» **Goal**
Each line containing the word "page" needs to be copied.

» **Information supplied**

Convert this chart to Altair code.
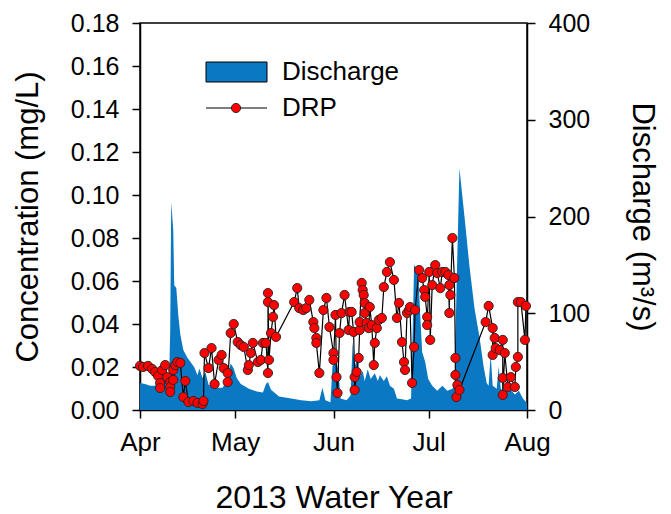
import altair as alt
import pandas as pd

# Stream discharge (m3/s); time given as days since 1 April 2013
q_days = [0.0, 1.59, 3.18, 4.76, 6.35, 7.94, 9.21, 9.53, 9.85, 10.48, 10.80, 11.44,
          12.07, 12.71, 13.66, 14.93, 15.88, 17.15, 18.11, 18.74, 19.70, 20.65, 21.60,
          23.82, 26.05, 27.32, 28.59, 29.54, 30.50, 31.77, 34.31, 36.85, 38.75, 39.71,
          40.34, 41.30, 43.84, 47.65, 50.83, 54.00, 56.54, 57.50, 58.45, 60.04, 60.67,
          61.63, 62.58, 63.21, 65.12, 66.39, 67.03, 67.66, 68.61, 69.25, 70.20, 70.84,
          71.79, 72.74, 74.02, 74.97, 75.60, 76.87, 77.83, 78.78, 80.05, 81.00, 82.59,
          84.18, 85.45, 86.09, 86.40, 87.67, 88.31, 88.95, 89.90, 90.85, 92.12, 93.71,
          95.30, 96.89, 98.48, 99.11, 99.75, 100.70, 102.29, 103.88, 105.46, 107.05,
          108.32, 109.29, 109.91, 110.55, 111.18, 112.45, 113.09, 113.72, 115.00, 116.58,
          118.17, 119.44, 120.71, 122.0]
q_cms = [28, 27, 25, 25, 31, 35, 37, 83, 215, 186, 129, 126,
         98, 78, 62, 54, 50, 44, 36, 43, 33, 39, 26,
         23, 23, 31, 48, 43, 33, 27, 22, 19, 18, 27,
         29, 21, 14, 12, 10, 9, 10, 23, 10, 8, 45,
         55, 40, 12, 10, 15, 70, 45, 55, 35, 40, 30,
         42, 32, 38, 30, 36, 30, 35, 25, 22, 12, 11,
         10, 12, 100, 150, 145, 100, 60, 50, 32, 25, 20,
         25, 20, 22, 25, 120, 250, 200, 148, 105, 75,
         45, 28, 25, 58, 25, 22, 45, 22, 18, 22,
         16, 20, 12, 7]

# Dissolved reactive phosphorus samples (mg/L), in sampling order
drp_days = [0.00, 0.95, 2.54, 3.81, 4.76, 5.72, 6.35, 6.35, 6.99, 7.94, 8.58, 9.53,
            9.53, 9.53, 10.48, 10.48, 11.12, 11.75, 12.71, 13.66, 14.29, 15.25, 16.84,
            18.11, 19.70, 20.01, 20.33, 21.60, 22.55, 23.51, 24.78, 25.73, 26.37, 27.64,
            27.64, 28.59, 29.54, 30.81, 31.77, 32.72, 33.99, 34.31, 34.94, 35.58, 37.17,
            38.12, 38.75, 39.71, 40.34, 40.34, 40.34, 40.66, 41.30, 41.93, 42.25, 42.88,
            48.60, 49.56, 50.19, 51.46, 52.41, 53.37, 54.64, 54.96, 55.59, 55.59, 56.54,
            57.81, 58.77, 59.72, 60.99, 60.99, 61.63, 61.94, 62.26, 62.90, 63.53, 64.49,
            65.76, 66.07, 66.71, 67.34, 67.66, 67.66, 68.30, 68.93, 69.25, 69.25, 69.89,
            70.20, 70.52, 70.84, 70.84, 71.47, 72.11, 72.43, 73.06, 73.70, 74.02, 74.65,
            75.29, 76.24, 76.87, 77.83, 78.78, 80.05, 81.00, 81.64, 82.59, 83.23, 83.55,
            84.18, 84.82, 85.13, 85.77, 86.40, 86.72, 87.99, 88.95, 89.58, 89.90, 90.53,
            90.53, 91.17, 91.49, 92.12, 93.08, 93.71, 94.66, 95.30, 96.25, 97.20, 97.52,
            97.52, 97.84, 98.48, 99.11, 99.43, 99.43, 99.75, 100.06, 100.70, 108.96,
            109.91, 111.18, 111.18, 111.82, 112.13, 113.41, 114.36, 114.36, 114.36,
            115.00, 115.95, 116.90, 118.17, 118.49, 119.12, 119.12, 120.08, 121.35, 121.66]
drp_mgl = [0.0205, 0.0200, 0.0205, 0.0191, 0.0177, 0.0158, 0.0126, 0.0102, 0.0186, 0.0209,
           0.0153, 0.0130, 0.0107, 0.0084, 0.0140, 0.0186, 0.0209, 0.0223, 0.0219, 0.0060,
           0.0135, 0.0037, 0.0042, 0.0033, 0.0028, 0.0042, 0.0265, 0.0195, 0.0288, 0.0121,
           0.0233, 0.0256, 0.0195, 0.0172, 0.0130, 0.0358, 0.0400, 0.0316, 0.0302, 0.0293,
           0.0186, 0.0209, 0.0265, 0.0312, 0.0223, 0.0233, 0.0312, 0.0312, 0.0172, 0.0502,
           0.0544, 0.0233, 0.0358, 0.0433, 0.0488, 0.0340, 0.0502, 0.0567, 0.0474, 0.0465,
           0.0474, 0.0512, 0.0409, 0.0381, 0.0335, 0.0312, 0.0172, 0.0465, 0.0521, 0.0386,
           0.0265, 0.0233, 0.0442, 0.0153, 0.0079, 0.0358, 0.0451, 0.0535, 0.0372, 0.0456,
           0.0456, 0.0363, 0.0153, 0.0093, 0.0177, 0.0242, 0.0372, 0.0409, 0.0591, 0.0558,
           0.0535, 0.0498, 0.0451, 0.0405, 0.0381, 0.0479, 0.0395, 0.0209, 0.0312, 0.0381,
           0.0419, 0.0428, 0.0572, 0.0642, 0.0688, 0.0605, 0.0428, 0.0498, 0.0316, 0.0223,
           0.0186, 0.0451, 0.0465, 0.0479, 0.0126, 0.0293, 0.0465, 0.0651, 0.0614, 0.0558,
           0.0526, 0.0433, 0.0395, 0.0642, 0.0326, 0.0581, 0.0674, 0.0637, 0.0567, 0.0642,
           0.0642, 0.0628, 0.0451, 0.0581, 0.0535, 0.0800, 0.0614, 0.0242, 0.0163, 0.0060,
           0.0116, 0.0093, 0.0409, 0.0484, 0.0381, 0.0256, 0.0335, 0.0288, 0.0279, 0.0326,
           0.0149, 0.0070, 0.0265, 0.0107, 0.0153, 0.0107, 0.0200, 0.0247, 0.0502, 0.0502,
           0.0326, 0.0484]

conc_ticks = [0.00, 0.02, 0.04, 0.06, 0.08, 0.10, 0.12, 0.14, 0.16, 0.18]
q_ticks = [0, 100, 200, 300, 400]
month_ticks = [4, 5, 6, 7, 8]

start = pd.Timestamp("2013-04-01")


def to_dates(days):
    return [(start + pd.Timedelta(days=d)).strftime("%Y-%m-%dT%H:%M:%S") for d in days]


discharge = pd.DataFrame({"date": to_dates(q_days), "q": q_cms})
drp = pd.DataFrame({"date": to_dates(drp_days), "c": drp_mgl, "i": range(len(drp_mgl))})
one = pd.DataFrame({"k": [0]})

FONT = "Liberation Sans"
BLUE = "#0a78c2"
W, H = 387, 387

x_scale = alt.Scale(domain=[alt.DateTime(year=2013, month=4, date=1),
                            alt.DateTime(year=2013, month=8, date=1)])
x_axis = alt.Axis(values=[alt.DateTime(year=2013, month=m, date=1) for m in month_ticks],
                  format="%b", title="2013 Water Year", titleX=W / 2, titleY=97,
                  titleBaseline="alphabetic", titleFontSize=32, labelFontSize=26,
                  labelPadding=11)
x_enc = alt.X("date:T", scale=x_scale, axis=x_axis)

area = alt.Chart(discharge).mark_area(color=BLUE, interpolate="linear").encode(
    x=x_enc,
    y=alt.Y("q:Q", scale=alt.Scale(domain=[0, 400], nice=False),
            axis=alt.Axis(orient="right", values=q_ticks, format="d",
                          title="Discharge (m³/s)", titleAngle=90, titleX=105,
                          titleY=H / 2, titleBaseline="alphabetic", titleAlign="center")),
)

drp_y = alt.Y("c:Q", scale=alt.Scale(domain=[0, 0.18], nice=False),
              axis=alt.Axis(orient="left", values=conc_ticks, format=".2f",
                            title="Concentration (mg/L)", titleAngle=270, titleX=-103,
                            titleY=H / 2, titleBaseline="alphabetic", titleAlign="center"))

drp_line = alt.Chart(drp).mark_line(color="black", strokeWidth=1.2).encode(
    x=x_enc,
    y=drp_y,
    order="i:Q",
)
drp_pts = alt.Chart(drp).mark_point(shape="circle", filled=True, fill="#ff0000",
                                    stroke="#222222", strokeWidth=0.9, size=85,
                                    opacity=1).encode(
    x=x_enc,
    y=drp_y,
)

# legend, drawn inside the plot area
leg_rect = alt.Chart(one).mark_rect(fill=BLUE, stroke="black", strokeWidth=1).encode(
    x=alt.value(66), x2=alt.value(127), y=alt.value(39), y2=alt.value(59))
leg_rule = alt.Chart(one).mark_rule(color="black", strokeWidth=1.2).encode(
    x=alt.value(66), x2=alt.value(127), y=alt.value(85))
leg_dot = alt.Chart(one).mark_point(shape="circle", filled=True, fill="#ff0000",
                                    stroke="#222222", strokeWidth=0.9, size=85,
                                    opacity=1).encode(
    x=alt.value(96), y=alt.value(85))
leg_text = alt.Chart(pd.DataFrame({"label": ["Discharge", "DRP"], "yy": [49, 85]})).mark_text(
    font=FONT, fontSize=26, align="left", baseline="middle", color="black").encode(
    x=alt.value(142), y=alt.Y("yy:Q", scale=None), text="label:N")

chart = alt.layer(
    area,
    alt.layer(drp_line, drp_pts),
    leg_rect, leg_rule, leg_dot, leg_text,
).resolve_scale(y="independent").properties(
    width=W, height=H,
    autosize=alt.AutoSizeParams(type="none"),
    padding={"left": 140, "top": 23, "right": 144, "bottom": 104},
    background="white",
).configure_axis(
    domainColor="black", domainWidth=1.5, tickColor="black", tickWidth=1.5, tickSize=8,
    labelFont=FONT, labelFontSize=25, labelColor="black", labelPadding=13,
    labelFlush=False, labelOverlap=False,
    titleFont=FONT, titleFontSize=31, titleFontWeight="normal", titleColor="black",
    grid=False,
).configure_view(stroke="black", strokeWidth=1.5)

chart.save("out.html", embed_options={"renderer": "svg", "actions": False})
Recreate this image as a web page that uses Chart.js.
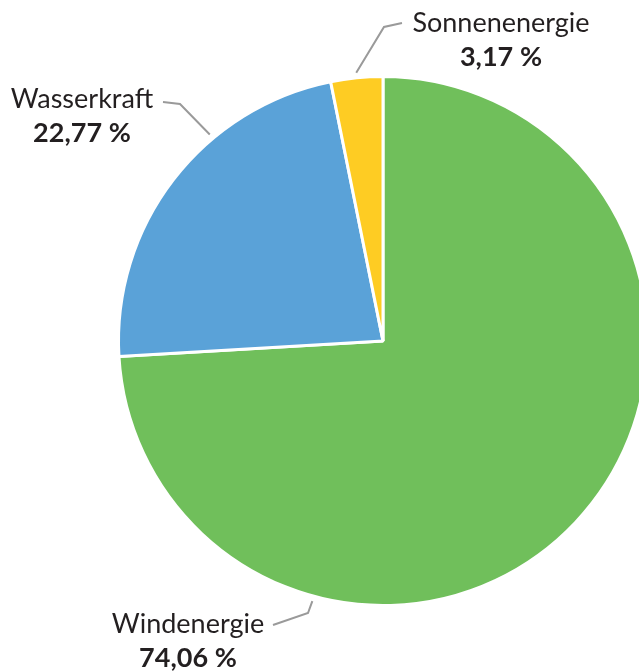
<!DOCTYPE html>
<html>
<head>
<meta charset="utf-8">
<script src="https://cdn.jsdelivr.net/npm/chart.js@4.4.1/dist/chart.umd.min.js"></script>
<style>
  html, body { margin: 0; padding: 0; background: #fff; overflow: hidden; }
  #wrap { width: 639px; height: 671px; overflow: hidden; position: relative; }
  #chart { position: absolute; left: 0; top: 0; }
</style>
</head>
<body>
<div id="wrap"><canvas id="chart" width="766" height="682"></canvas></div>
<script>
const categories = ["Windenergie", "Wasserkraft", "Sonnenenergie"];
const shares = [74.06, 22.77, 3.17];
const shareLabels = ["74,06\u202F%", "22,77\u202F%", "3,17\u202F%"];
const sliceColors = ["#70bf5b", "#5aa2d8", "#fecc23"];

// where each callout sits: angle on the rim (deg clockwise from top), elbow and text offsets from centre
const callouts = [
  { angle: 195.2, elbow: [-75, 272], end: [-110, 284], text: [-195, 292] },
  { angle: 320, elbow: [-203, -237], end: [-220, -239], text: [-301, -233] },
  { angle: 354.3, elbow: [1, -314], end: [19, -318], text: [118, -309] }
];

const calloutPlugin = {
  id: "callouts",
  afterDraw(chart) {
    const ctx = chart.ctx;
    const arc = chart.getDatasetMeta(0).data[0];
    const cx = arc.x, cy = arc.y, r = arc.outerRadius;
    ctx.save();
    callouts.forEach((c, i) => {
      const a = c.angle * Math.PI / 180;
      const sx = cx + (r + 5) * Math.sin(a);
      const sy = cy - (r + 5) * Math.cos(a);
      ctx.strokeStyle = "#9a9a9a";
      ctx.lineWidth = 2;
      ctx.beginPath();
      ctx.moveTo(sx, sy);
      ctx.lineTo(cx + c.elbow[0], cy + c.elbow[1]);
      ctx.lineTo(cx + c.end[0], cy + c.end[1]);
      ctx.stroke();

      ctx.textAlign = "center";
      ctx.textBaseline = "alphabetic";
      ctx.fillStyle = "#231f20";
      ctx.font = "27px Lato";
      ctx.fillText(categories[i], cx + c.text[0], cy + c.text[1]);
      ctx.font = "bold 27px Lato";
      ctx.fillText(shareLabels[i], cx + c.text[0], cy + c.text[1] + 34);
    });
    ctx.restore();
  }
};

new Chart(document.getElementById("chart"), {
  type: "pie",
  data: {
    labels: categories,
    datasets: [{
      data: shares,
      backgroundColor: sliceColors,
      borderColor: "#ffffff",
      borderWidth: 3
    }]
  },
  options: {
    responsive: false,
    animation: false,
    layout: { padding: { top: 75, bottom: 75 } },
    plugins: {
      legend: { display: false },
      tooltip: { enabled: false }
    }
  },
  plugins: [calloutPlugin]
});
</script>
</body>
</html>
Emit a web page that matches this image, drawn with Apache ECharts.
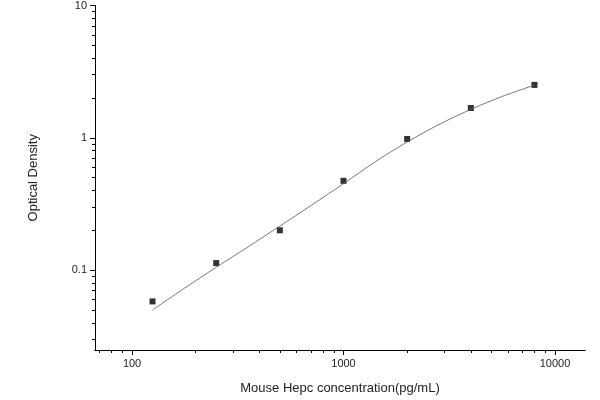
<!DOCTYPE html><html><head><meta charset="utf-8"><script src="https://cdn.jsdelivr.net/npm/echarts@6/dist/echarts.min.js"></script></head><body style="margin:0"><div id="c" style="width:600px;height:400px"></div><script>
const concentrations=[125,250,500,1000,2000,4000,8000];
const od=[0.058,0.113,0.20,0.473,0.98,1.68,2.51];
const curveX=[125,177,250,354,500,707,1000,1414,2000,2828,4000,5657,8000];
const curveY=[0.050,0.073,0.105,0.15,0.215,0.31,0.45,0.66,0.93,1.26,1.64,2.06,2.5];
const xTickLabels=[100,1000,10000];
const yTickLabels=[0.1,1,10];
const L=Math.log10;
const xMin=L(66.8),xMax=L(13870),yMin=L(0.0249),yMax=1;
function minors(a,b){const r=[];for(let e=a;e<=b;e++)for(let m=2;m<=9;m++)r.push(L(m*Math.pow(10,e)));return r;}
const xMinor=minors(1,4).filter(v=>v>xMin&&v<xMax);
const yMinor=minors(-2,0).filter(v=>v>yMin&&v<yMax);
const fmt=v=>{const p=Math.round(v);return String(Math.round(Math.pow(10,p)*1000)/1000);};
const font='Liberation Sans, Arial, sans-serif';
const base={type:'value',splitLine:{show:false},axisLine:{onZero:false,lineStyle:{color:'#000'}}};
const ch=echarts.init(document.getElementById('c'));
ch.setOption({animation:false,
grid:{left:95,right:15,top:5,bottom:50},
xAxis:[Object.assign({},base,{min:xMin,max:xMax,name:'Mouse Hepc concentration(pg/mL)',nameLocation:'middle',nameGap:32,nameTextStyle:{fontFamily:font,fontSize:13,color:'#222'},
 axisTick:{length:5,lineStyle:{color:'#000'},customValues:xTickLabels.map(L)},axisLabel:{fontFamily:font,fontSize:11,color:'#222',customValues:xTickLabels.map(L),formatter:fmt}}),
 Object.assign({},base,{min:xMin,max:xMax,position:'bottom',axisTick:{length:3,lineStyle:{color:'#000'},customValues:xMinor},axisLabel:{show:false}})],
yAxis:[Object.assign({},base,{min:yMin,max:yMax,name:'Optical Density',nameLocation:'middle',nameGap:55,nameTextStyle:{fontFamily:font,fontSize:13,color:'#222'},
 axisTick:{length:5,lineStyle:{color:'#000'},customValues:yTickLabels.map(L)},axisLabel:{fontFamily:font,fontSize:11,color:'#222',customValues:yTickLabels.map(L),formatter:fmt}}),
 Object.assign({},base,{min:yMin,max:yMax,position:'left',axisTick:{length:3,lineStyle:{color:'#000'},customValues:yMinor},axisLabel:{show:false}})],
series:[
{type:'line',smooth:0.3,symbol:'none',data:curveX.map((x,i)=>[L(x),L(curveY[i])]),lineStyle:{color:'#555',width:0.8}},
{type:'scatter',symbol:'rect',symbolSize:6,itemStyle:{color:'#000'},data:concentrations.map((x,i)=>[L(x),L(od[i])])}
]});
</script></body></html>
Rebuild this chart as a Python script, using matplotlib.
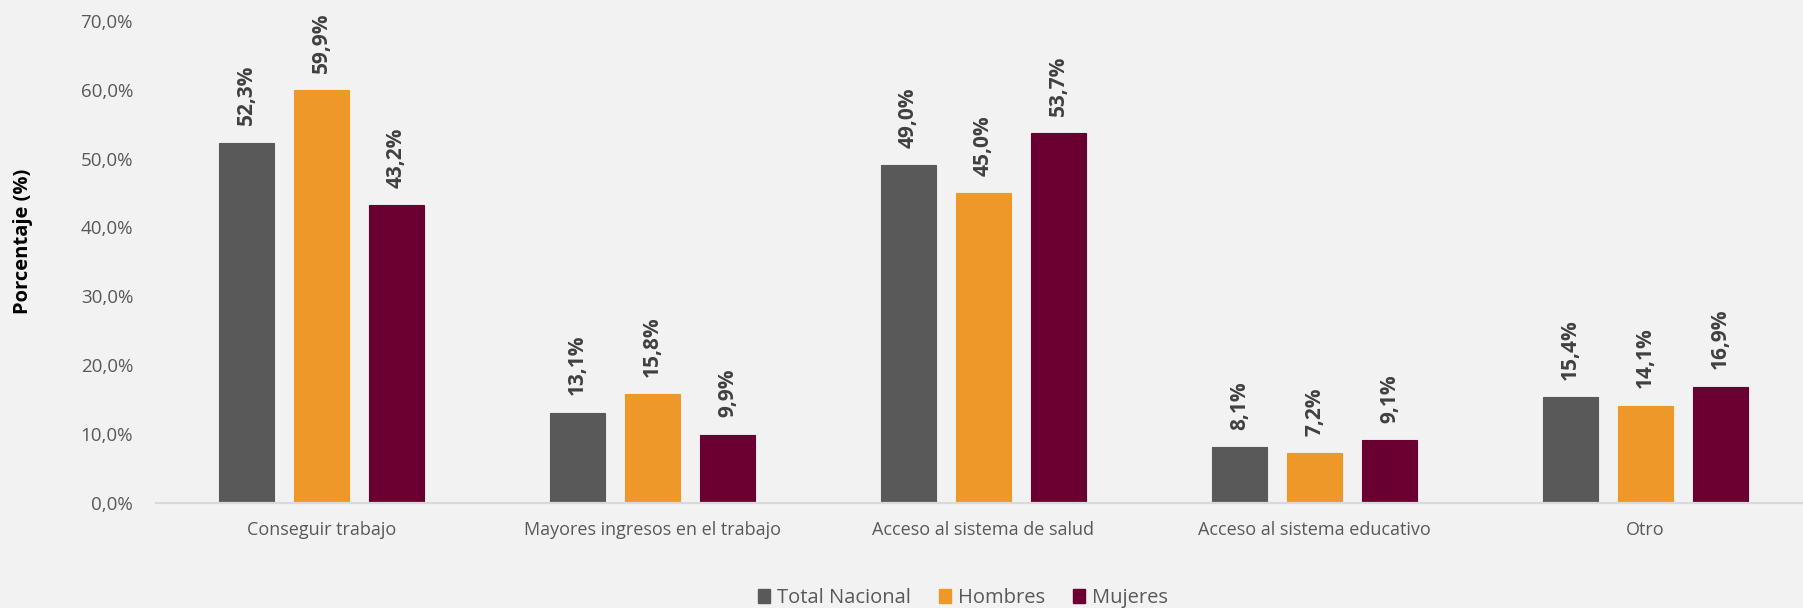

» **Solution to the exercise**
Recreate this image as a web page that uses Chart.js.
Emit a web page that matches this image, drawn with Apache ECharts.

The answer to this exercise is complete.